L’impossibilité de prévoir son rythme de travail
En application de cette dernière disposition, la jurisprudence considère que le contrat de travail à temps partiel doit être requalifié en contrat de travail à temps plein :
- Lorsque le salarié est placé dans l’impossibilité de prévoir à quel rythme il doit travailler et qu’il est ainsi, à la disposition de l’employeur, ce qui est le cas :
- Lorsqu’un employé a eu à subir des « variations importantes dans l’horaire de travail mensuel du salarié, ce dont il résultait que la durée exacte du travail convenue, qui ne pouvait résulter d’une moyenne calculée a posteriori n’était pas établie, et que le salarié s’était trouvé dans l’impossibilité de prévoir à quel rythme il devait travailler et dans l’obligation de se tenir en permanence à la disposition de l’employeur, peu important la faculté de refuser des missions. » (C.Cass, Soc, 31 janvier 2012, Pourvoi n° 10-27.599) ;
- Lorsque « la répartition des horaires était telle que le salarié travaillait six jours sur sept durant trois semaines avant de bénéficier d’une semaine de repos la quatrième semaine et d’une semaine de repos supplémentaire toutes les trente-six semaines et retenu qu’une telle répartition des horaires de travail n’était pas compatible avec un autre emploi à temps partiel et le contraignait nécessairement à demeurer constamment à la disposition de son employeur (C.Cass, Soc, 9 janvier 2008, pourvoi n° 06-44.458)
- En « l’absence de respect du délai de prévenance prévu par l’article L. 3123-21 du code du travail […] » (C.Cass, Soc, 27 mars 2019, pourvoi n° 17-21.833)
- Lorsque « les horaires de travail du salarié à temps partiel variaient constamment et que la durée du travail convenue était fréquemment dépassée, sans que l’employeur ne justifie du respect du délai de prévenance contractuel, en sorte que, compte tenu de l’incertitude avérée de ses horaires de travail, le salarié était contraint de demeurer à la disposition permanente de l’employeur (C.Cass, 27 mars 2019, pourvoi n° 16-28.774)

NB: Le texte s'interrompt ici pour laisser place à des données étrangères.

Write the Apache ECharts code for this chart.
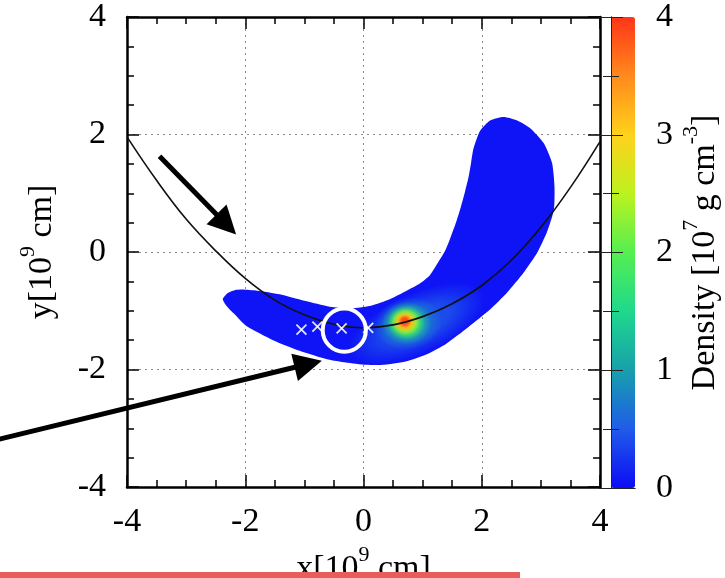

L’intérêt de faire requalifier un contrat de travail à temps partiel en contrat à temps plein
L’intérêt de faire requalifier un contrat de travail à temps partiel en contrat à temps plein est, entre autres, d’obtenir au titre des rappels de salaires sur les trois dernières années de travail et autres indemnités :
- la différence entre ce qui a été versé au salarié, et un salaire sur la base d’un temps plein ;
- l’indemnité forfaitaire de travail dissimulé lorsque la dissimulation des heures faites en plus était intentionnelle ;
- des indemnités de fin de contrat (licenciement sans cause réelle et sérieuse, indemnité de licenciement, indemnité de préavis et de congés payés non pris…) calculées sur la base d’un salaire à temps plein reconstitué et non sur la base du salaire qui a été versé.
Il est à noter que le non-règlement des heures supplémentaires ou complémentaires, dont le nombre et la fréquence ou l’absence d’encadrement peuvent donner lieu à requalification du contrat de travail à temps partiel en contrat à temps plein, peut justifier une rupture du contrat de travail par le salarié lui-même, le cas échéant, aux torts de l’employeur.
Il s’agit d’une prise d’acte. L’opération étant audacieuse, il convient d’être accompagné en amont par un avocat afin de réaliser l’opération de façon régulière.